— start —
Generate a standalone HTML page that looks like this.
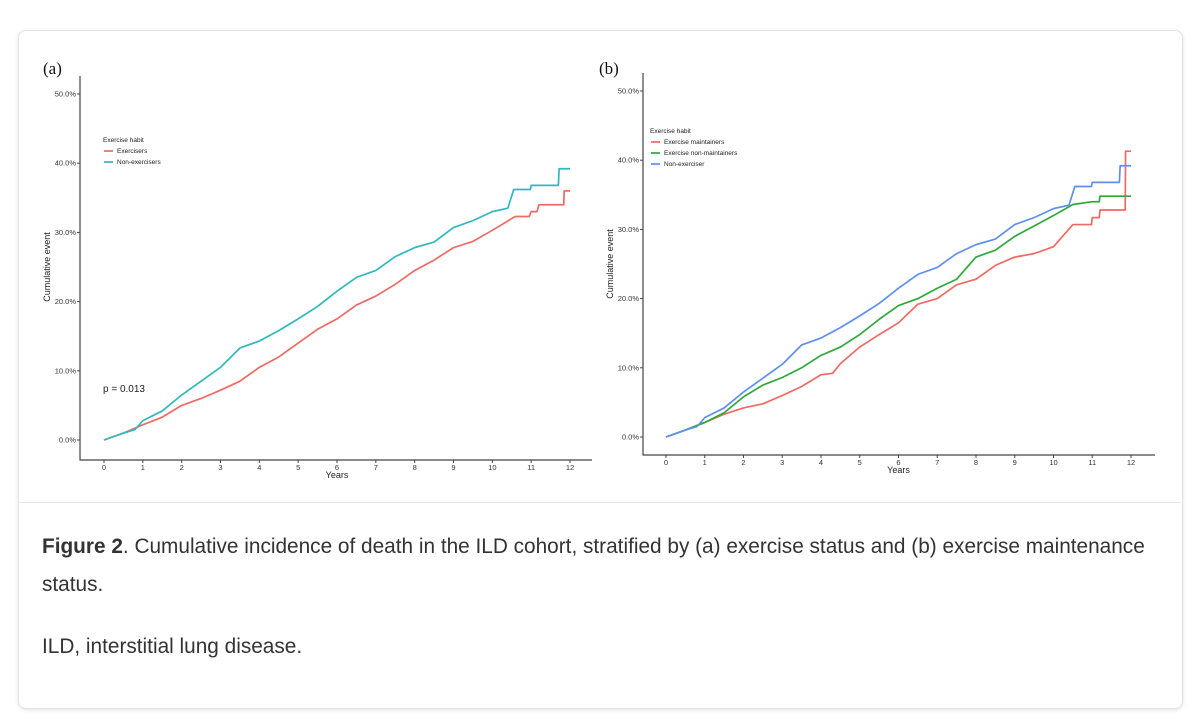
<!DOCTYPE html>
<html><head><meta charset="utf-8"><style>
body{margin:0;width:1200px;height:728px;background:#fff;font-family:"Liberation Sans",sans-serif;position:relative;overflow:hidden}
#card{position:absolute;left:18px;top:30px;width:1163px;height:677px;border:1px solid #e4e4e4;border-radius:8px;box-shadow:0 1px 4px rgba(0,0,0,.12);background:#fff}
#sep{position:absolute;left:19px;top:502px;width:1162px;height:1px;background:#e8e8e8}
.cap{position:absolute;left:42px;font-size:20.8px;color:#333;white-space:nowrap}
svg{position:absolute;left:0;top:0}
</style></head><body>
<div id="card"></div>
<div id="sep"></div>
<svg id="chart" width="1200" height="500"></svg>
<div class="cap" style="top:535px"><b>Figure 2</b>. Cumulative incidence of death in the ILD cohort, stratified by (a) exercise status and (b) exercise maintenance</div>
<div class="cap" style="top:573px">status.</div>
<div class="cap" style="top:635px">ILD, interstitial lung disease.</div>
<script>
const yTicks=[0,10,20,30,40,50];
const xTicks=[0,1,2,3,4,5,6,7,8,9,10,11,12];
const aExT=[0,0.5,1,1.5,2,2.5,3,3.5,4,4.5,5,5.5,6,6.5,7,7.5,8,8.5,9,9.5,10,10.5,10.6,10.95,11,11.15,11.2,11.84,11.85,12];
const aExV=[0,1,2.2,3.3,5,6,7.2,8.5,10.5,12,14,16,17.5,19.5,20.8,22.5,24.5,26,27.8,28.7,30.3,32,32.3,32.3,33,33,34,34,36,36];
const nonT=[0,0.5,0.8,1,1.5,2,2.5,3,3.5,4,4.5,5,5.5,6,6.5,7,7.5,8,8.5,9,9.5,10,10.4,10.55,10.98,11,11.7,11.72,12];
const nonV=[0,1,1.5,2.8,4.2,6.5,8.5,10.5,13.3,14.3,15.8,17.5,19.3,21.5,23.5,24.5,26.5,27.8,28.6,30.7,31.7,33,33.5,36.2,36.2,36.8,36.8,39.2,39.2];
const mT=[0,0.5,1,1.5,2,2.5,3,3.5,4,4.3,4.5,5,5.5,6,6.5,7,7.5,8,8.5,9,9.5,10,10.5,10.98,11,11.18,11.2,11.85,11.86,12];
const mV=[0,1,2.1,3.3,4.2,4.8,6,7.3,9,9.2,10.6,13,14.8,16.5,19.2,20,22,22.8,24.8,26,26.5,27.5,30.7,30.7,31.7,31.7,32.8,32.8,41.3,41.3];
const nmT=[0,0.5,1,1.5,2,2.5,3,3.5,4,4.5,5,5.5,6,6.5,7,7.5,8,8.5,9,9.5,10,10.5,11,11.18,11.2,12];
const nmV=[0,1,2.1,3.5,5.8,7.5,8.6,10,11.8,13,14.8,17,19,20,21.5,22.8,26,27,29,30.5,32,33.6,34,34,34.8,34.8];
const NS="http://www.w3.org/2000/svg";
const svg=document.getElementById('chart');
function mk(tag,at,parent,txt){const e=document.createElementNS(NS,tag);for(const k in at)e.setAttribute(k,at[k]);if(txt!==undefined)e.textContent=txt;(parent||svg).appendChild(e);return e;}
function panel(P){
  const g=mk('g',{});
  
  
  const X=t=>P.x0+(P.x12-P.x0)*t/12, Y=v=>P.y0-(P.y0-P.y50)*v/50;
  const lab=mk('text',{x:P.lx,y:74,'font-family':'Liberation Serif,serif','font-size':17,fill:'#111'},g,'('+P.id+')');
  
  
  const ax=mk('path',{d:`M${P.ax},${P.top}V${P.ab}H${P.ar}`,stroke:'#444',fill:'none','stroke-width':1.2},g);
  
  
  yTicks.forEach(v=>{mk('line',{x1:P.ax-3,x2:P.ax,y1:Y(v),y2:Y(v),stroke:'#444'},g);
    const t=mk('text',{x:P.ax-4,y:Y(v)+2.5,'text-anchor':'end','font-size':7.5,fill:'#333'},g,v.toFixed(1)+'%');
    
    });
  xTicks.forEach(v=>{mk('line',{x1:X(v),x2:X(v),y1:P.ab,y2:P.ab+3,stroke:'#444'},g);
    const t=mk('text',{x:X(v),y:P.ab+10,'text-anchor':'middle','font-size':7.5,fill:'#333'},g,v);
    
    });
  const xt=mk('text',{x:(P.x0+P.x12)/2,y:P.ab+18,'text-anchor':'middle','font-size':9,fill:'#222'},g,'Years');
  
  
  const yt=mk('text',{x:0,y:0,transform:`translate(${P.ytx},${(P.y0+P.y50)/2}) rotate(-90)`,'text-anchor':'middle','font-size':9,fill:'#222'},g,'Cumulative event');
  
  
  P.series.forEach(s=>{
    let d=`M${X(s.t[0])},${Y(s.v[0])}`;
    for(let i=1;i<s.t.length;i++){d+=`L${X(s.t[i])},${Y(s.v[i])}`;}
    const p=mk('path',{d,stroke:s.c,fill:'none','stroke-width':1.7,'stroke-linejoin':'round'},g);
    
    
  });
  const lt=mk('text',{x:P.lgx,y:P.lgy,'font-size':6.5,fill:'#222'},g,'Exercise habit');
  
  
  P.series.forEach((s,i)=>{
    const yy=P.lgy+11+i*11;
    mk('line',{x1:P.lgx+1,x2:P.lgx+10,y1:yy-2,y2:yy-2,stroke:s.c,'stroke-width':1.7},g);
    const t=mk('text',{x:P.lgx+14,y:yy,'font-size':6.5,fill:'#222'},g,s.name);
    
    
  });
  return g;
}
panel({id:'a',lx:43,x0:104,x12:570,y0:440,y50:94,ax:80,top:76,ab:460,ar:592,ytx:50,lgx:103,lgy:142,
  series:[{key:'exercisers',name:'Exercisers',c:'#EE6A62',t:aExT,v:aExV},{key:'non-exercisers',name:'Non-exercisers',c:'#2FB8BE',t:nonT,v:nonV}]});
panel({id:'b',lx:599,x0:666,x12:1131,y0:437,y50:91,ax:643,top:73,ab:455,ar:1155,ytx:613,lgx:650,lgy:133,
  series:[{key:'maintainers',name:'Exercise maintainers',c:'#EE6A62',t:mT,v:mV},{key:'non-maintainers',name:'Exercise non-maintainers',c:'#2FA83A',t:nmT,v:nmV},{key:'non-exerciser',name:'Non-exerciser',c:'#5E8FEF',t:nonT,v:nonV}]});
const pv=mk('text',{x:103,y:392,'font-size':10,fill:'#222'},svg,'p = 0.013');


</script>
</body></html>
— end —
— start —
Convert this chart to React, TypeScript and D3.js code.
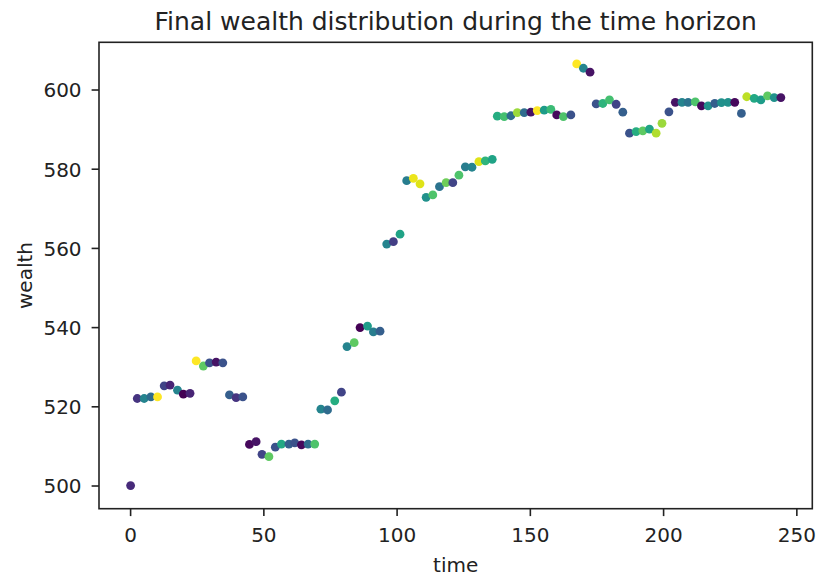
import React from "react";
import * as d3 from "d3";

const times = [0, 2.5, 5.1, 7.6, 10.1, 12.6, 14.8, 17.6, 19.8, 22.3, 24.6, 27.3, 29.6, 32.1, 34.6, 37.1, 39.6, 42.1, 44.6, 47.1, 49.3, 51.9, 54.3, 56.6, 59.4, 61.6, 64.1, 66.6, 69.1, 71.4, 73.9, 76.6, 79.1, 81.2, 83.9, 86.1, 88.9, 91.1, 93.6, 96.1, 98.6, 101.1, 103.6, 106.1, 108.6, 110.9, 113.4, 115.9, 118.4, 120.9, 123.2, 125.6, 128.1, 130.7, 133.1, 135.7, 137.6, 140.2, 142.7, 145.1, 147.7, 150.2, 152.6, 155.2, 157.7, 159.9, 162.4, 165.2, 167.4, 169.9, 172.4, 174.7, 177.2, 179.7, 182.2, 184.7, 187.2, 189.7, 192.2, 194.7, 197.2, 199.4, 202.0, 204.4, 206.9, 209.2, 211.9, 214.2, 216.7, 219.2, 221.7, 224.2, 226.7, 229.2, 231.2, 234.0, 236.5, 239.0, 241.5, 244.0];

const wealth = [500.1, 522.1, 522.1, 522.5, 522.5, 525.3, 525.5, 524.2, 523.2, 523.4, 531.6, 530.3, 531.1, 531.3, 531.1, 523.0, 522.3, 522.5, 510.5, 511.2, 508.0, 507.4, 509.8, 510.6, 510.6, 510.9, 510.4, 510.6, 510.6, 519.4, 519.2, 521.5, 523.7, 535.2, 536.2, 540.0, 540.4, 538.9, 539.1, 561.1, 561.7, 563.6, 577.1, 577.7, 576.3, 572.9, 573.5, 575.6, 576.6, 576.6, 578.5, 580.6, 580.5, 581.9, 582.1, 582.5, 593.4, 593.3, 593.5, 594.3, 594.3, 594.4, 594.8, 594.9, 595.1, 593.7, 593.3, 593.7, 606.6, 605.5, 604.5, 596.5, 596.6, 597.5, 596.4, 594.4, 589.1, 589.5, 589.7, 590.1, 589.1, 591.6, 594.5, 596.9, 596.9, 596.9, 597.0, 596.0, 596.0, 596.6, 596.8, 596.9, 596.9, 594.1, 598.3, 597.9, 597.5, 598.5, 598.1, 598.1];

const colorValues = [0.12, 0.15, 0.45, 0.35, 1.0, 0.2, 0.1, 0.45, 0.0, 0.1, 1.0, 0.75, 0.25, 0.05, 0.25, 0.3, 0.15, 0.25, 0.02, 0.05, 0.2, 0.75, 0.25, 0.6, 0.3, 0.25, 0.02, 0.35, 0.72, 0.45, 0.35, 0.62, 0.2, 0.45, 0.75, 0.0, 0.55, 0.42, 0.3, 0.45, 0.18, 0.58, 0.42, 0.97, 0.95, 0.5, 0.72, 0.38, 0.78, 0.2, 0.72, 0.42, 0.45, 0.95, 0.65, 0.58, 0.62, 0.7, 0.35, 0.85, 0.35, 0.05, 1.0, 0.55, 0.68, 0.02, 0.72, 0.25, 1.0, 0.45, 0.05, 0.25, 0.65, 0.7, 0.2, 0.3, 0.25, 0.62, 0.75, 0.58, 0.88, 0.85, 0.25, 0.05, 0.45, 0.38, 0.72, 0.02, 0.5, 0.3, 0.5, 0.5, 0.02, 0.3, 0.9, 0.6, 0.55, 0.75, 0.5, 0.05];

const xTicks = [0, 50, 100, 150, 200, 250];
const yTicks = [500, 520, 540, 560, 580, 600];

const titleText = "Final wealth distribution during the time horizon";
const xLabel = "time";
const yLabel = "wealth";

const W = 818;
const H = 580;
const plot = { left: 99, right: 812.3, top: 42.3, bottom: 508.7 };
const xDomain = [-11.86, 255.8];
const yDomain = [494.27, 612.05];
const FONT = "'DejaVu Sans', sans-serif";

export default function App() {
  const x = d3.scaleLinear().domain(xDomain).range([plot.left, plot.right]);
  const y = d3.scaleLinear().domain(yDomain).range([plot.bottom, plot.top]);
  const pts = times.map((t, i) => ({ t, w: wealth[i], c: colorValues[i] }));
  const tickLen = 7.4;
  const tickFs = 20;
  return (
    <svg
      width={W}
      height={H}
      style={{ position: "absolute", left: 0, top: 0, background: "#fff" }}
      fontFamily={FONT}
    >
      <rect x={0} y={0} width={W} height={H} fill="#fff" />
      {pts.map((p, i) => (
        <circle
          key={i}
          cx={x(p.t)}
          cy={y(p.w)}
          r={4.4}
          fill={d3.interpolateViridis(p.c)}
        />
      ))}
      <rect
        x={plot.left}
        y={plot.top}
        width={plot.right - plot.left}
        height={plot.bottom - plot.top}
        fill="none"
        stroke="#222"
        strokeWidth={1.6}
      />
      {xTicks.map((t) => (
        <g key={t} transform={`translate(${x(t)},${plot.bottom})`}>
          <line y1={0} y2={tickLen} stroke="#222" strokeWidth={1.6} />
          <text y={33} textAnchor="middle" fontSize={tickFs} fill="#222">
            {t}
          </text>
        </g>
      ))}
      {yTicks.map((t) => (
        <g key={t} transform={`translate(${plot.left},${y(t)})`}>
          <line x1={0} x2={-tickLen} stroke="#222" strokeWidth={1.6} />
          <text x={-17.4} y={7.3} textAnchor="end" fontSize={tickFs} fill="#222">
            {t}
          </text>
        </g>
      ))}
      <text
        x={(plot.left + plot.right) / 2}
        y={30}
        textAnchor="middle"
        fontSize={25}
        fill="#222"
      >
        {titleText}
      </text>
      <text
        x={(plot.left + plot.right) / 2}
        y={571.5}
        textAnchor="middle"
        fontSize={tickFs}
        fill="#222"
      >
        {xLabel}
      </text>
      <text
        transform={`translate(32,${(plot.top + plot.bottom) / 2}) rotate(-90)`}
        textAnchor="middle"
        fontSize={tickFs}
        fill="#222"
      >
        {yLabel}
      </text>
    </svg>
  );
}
— end —
> Directions for this task: Return every line above that contains the word "React".

> Reply to the task:
Convert this chart to React, TypeScript and D3.js code.
import React from "react";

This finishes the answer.